start

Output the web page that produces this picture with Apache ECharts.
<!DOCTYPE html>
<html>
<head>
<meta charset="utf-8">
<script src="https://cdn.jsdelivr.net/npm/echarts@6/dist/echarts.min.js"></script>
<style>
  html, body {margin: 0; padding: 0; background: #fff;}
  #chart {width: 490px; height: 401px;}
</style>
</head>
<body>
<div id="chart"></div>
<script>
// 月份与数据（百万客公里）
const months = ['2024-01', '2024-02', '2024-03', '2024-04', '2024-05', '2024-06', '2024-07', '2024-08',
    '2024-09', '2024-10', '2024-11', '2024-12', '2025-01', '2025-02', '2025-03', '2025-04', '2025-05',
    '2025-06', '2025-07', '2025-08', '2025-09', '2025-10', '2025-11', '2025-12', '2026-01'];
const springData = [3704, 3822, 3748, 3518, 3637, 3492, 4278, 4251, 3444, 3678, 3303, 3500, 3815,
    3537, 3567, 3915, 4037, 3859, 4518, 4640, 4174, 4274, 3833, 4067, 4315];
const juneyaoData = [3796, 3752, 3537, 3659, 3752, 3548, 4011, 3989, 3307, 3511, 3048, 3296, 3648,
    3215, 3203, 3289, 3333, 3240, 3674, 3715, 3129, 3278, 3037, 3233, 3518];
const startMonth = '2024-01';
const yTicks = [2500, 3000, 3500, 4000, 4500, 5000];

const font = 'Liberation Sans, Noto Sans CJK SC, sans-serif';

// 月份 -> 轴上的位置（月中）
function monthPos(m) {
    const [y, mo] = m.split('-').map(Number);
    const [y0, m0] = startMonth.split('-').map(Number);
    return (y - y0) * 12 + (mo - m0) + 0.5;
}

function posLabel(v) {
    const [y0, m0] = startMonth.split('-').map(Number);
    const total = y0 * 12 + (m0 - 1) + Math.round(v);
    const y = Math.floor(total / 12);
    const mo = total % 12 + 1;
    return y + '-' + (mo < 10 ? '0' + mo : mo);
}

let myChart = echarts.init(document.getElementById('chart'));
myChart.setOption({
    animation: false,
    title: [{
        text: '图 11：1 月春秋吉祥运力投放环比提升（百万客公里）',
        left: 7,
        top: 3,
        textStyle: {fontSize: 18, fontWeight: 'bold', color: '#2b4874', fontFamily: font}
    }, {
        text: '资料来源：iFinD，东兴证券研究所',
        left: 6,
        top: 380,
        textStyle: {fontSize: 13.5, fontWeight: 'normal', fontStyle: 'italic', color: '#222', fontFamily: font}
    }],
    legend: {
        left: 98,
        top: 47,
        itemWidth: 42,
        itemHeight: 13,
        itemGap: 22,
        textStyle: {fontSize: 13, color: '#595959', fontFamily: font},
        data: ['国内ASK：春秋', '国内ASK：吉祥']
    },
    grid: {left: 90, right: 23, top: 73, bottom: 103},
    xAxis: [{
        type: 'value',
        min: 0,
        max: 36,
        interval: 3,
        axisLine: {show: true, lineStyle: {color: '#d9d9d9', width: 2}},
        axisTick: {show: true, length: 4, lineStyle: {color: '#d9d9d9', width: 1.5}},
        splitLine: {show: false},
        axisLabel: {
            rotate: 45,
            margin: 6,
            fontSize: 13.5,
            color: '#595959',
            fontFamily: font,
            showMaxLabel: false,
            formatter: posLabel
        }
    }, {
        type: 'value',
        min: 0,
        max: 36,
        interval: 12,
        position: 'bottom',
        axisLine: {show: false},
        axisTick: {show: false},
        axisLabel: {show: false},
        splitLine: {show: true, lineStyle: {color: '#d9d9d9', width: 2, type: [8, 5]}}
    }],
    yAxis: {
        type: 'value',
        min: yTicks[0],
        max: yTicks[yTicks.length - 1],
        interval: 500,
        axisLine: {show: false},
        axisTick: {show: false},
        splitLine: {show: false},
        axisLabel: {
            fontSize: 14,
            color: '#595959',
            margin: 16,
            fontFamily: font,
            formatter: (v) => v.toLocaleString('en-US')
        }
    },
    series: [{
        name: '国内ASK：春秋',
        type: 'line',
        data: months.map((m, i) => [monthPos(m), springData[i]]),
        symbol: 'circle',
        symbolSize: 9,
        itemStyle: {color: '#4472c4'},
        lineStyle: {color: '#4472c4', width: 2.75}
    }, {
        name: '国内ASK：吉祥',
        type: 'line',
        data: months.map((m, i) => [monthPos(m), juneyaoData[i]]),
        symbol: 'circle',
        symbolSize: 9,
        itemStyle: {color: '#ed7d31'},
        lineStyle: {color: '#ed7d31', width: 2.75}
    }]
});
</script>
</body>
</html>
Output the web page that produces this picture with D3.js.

end

* **REQUIREMENT**
Please reproduce each line exactly as written.

* **ANSWER TO THIS TASK**
Output the web page that produces this picture with Apache ECharts.
<!DOCTYPE html>
<html>
<head>
<meta charset="utf-8">
<script src="https://cdn.jsdelivr.net/npm/echarts@6/dist/echarts.min.js"></script>
<style>
  html, body {margin: 0; padding: 0; background: #fff;}
  #chart {width: 490px; height: 401px;}
</style>
</head>
<body>
<div id="chart"></div>
<script>
// 月份与数据（百万客公里）
const months = ['2024-01', '2024-02', '2024-03', '2024-04', '2024-05', '2024-06', '2024-07', '2024-08',
    '2024-09', '2024-10', '2024-11', '2024-12', '2025-01', '2025-02', '2025-03', '2025-04', '2025-05',
    '2025-06', '2025-07', '2025-08', '2025-09', '2025-10', '2025-11', '2025-12', '2026-01'];
const springData = [3704, 3822, 3748, 3518, 3637, 3492, 4278, 4251, 3444, 3678, 3303, 3500, 3815,
    3537, 3567, 3915, 4037, 3859, 4518, 4640, 4174, 4274, 3833, 4067, 4315];
const juneyaoData = [3796, 3752, 3537, 3659, 3752, 3548, 4011, 3989, 3307, 3511, 3048, 3296, 3648,
    3215, 3203, 3289, 3333, 3240, 3674, 3715, 3129, 3278, 3037, 3233, 3518];
const startMonth = '2024-01';
const yTicks = [2500, 3000, 3500, 4000, 4500, 5000];

const font = 'Liberation Sans, Noto Sans CJK SC, sans-serif';

// 月份 -> 轴上的位置（月中）
function monthPos(m) {
    const [y, mo] = m.split('-').map(Number);
    const [y0, m0] = startMonth.split('-').map(Number);
    return (y - y0) * 12 + (mo - m0) + 0.5;
}

function posLabel(v) {
    const [y0, m0] = startMonth.split('-').map(Number);
    const total = y0 * 12 + (m0 - 1) + Math.round(v);
    const y = Math.floor(total / 12);
    const mo = total % 12 + 1;
    return y + '-' + (mo < 10 ? '0' + mo : mo);
}

let myChart = echarts.init(document.getElementById('chart'));
myChart.setOption({
    animation: false,
    title: [{
        text: '图 11：1 月春秋吉祥运力投放环比提升（百万客公里）',
        left: 7,
        top: 3,
        textStyle: {fontSize: 18, fontWeight: 'bold', color: '#2b4874', fontFamily: font}
    }, {
        text: '资料来源：iFinD，东兴证券研究所',
        left: 6,
        top: 380,
        textStyle: {fontSize: 13.5, fontWeight: 'normal', fontStyle: 'italic', color: '#222', fontFamily: font}
    }],
    legend: {
        left: 98,
        top: 47,
        itemWidth: 42,
        itemHeight: 13,
        itemGap: 22,
        textStyle: {fontSize: 13, color: '#595959', fontFamily: font},
        data: ['国内ASK：春秋', '国内ASK：吉祥']
    },
    grid: {left: 90, right: 23, top: 73, bottom: 103},
    xAxis: [{
        type: 'value',
        min: 0,
        max: 36,
        interval: 3,
        axisLine: {show: true, lineStyle: {color: '#d9d9d9', width: 2}},
        axisTick: {show: true, length: 4, lineStyle: {color: '#d9d9d9', width: 1.5}},
        splitLine: {show: false},
        axisLabel: {
            rotate: 45,
            margin: 6,
            fontSize: 13.5,
            color: '#595959',
            fontFamily: font,
            showMaxLabel: false,
            formatter: posLabel
        }
    }, {
        type: 'value',
        min: 0,
        max: 36,
        interval: 12,
        position: 'bottom',
        axisLine: {show: false},
        axisTick: {show: false},
        axisLabel: {show: false},
        splitLine: {show: true, lineStyle: {color: '#d9d9d9', width: 2, type: [8, 5]}}
    }],
    yAxis: {
        type: 'value',
        min: yTicks[0],
        max: yTicks[yTicks.length - 1],
        interval: 500,
        axisLine: {show: false},
        axisTick: {show: false},
        splitLine: {show: false},
        axisLabel: {
            fontSize: 14,
            color: '#595959',
            margin: 16,
            fontFamily: font,
            formatter: (v) => v.toLocaleString('en-US')
        }
    },
    series: [{
        name: '国内ASK：春秋',
        type: 'line',
        data: months.map((m, i) => [monthPos(m), springData[i]]),
        symbol: 'circle',
        symbolSize: 9,
        itemStyle: {color: '#4472c4'},
        lineStyle: {color: '#4472c4', width: 2.75}
    }, {
        name: '国内ASK：吉祥',
        type: 'line',
        data: months.map((m, i) => [monthPos(m), juneyaoData[i]]),
        symbol: 'circle',
        symbolSize: 9,
        itemStyle: {color: '#ed7d31'},
        lineStyle: {color: '#ed7d31', width: 2.75}
    }]
});
</script>
</body>
</html>
Output the web page that produces this picture with D3.js.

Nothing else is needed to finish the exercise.